SUPPLIED DATA:
--- BEGIN ---

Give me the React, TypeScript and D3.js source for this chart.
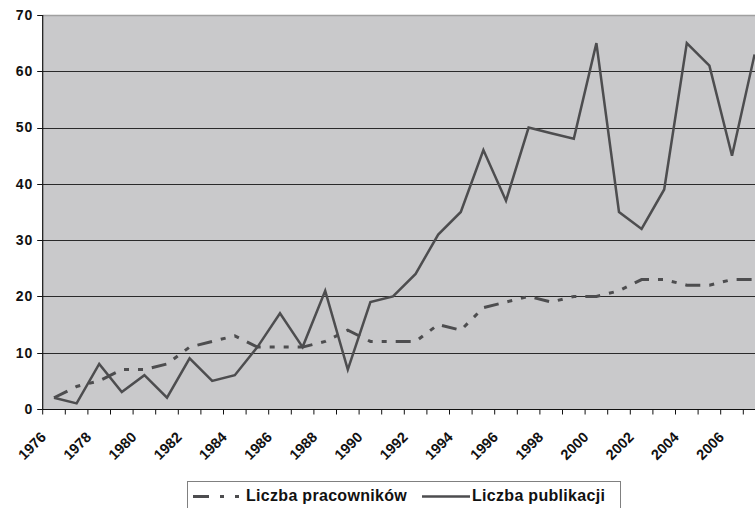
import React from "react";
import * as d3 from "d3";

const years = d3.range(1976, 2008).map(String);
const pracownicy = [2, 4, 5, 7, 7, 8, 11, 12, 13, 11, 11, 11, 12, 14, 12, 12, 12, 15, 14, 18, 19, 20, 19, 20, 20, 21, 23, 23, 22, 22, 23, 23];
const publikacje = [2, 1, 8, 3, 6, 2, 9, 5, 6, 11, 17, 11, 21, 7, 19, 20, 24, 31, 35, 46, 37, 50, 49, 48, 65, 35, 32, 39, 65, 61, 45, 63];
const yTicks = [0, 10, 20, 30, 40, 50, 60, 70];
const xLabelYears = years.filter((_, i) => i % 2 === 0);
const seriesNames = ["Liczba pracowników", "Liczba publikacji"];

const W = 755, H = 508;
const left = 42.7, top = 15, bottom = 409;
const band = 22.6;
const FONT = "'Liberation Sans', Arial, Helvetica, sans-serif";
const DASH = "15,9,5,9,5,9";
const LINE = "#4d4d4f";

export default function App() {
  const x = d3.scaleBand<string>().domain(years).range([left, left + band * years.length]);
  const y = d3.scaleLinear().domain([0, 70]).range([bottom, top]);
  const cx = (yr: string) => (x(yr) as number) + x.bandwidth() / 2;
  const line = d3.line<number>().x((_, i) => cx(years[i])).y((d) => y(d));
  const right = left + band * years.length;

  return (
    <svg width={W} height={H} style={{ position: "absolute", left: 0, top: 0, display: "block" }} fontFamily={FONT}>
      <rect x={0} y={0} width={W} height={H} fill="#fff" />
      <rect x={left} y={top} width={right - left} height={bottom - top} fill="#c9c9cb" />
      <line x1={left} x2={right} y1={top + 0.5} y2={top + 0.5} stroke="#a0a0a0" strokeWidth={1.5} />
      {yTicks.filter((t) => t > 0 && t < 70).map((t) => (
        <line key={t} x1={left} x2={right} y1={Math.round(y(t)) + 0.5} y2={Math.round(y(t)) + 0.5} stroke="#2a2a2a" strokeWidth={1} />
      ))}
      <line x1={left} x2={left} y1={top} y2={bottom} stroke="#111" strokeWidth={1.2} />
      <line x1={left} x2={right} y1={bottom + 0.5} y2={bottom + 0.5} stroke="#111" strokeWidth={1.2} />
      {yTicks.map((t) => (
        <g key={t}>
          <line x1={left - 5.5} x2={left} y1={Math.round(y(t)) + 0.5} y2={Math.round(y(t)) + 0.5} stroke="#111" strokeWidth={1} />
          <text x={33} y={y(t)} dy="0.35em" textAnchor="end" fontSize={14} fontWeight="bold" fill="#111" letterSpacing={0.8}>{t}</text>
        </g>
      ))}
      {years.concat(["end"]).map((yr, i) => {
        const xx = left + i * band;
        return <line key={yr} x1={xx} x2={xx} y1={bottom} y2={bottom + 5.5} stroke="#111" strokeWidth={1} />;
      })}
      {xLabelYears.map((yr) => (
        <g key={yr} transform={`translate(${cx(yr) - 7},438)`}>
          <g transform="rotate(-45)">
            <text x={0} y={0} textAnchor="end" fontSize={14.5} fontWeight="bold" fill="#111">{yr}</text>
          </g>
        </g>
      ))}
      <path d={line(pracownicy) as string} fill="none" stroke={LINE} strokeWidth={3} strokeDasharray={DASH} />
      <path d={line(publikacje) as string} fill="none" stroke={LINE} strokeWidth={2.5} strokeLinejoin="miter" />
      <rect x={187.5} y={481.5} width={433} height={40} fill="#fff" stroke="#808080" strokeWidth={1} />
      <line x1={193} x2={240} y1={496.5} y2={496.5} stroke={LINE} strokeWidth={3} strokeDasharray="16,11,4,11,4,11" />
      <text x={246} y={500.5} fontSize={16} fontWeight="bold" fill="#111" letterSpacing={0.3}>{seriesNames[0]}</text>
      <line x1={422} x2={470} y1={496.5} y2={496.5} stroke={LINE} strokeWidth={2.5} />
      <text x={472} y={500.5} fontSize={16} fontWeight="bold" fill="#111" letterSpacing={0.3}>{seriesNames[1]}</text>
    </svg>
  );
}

--- END ---
--- BEGIN ---

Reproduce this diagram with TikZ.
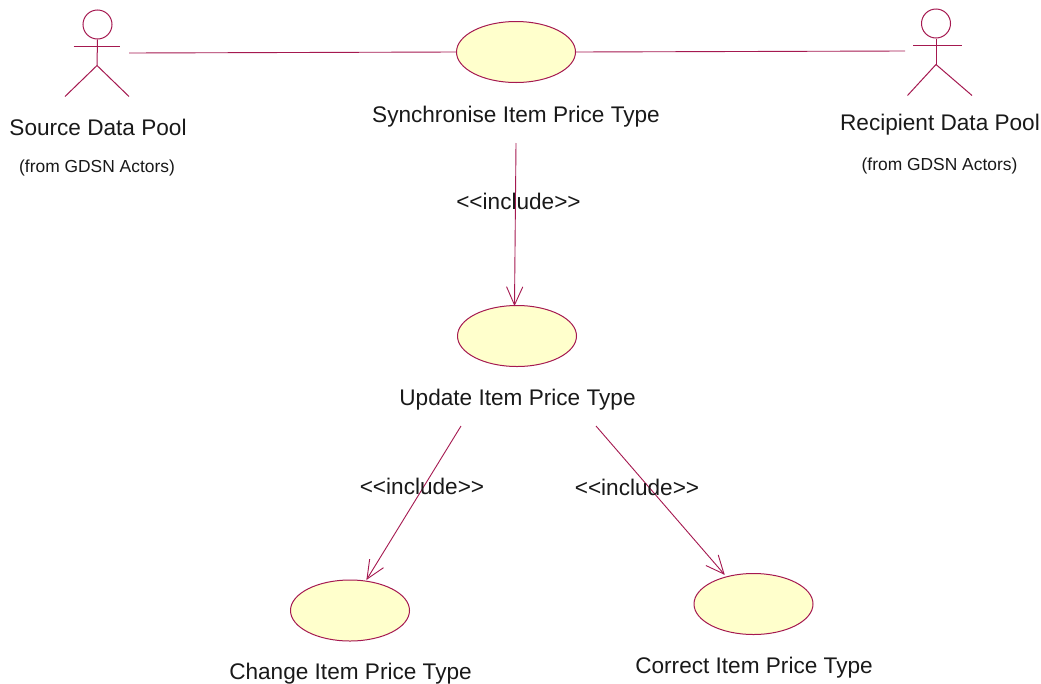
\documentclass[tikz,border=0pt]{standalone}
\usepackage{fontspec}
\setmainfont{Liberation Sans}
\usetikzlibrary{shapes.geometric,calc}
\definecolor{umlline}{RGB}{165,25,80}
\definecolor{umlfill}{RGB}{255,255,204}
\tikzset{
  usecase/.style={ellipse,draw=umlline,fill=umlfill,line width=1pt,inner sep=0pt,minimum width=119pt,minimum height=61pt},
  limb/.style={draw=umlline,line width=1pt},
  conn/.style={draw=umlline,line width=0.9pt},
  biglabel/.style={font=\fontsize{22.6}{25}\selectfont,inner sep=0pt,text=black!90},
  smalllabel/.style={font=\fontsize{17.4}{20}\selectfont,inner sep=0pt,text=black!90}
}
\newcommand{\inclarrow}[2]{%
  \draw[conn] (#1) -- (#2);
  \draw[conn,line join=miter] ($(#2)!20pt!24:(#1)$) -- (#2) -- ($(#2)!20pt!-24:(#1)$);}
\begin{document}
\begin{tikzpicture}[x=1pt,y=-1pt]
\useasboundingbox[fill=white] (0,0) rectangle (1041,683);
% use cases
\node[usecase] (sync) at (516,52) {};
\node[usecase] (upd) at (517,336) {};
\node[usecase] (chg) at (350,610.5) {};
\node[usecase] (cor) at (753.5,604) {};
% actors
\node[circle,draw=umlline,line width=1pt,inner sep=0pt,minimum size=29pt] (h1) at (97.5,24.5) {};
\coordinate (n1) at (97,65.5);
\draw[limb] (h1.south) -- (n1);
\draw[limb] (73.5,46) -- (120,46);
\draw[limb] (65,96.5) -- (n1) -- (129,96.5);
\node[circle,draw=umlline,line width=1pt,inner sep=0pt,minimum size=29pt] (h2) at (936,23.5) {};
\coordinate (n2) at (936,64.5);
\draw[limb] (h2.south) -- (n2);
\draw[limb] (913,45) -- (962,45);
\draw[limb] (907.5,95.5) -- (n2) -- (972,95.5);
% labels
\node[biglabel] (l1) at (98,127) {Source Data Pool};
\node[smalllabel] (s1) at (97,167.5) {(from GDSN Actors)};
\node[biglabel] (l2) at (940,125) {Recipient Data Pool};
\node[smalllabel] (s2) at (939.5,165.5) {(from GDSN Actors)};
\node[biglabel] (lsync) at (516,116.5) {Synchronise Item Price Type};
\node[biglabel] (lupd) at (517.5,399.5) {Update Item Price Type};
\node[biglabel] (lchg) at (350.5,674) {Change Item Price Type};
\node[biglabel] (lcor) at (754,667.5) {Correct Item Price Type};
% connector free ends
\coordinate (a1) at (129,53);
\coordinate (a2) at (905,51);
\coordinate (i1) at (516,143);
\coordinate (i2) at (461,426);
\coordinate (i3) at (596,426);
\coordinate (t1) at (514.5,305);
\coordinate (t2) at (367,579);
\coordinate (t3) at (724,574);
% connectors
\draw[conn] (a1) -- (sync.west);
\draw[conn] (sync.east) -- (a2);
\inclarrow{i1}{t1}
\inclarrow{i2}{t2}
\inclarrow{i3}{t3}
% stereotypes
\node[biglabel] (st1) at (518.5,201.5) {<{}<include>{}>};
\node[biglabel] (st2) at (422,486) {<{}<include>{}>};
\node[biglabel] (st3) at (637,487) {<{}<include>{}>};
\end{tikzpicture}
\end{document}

--- END ---
--- BEGIN ---

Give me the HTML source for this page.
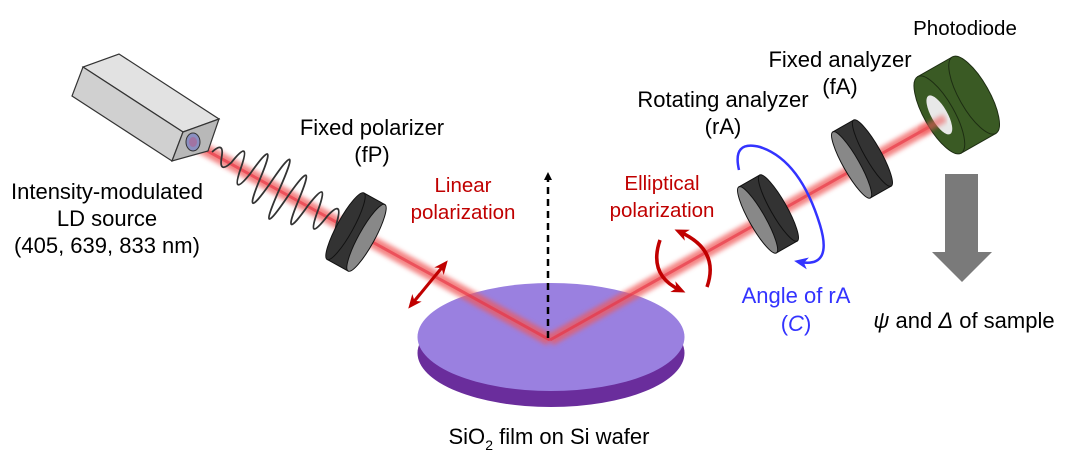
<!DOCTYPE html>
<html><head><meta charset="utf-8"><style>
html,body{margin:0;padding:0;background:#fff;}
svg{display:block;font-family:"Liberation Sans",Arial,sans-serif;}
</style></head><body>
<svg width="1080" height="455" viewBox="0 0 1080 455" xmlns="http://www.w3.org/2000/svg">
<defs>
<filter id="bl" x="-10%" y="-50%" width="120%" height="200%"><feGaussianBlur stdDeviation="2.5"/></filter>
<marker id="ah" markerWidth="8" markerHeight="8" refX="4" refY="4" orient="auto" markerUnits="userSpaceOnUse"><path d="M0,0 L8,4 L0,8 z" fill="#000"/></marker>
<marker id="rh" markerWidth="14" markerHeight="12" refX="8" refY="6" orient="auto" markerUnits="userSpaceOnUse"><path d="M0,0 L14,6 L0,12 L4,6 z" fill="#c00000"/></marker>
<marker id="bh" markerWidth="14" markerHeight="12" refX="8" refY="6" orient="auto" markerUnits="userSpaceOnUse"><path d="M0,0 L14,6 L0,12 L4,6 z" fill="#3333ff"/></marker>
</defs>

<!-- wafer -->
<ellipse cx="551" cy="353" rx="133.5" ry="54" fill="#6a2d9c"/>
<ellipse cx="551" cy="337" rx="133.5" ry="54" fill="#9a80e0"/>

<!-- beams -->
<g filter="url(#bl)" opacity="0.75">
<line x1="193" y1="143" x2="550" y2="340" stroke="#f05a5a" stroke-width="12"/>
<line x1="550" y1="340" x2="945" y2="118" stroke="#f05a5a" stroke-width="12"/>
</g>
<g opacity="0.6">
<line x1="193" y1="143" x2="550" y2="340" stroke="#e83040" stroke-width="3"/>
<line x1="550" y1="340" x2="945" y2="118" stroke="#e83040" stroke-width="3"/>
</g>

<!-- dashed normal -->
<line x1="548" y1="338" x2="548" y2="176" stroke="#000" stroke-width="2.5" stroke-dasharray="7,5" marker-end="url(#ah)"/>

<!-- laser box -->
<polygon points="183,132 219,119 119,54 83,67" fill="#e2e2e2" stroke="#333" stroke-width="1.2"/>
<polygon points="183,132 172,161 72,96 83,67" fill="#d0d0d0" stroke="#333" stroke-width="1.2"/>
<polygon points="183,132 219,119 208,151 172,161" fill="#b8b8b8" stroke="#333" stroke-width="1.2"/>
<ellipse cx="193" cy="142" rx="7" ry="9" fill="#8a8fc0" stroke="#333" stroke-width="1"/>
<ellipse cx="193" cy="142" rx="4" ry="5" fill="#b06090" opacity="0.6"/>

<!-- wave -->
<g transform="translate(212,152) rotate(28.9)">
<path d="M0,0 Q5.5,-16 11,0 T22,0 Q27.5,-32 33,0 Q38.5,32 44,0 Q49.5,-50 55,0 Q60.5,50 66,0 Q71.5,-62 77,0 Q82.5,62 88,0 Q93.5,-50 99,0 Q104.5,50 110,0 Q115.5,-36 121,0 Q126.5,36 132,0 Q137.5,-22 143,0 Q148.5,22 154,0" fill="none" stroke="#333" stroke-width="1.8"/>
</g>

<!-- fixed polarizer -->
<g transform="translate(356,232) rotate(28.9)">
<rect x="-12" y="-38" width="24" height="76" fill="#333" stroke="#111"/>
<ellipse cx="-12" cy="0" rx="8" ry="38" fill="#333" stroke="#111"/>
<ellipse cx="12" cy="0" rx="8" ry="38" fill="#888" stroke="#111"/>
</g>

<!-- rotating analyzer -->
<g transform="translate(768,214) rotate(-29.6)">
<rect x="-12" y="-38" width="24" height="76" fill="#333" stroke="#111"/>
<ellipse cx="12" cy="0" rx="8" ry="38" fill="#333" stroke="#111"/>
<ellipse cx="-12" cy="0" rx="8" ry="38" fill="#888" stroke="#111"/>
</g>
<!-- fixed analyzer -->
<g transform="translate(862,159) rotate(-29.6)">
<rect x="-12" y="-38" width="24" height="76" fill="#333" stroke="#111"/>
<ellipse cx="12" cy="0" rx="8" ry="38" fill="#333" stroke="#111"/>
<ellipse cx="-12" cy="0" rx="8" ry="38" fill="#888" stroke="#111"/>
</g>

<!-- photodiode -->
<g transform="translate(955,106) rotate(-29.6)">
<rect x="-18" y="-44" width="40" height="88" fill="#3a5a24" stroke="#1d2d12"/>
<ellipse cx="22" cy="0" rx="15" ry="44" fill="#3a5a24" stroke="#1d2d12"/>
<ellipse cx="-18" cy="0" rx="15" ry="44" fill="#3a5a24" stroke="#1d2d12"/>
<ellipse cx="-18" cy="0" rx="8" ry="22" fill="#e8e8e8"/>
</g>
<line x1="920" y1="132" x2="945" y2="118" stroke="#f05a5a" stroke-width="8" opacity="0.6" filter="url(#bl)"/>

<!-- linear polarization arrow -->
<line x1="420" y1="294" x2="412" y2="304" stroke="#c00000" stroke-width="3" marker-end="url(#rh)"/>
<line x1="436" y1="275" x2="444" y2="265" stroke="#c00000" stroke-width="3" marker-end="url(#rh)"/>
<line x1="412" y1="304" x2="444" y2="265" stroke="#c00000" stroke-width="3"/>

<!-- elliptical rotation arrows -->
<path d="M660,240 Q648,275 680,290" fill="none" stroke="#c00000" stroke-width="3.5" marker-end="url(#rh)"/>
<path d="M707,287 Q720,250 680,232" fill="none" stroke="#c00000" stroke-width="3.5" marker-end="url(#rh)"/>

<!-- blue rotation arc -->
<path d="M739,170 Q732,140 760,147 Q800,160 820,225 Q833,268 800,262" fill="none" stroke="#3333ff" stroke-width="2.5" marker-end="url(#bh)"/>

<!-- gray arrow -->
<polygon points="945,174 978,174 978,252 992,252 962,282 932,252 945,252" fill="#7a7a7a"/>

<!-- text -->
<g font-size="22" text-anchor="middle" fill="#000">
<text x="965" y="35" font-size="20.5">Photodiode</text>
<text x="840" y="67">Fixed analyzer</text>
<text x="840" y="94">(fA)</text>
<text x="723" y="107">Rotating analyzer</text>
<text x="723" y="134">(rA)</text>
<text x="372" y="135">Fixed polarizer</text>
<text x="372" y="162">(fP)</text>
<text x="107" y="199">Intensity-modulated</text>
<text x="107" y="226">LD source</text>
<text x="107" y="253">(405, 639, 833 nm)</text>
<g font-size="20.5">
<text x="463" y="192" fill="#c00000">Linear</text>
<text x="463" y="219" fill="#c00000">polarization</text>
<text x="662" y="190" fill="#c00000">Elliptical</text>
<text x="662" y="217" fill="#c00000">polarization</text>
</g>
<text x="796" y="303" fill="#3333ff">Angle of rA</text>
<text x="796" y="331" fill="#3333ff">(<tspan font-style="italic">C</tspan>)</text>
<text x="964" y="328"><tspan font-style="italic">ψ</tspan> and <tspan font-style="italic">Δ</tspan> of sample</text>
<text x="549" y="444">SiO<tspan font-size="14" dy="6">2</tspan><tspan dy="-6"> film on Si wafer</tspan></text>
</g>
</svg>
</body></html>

--- END ---

STATED TASK:
Where a line in the entries holds "Give", copy that line.

THE COMPLETED TASK:
Give me the React, TypeScript and D3.js source for this chart.
Give me the HTML source for this page.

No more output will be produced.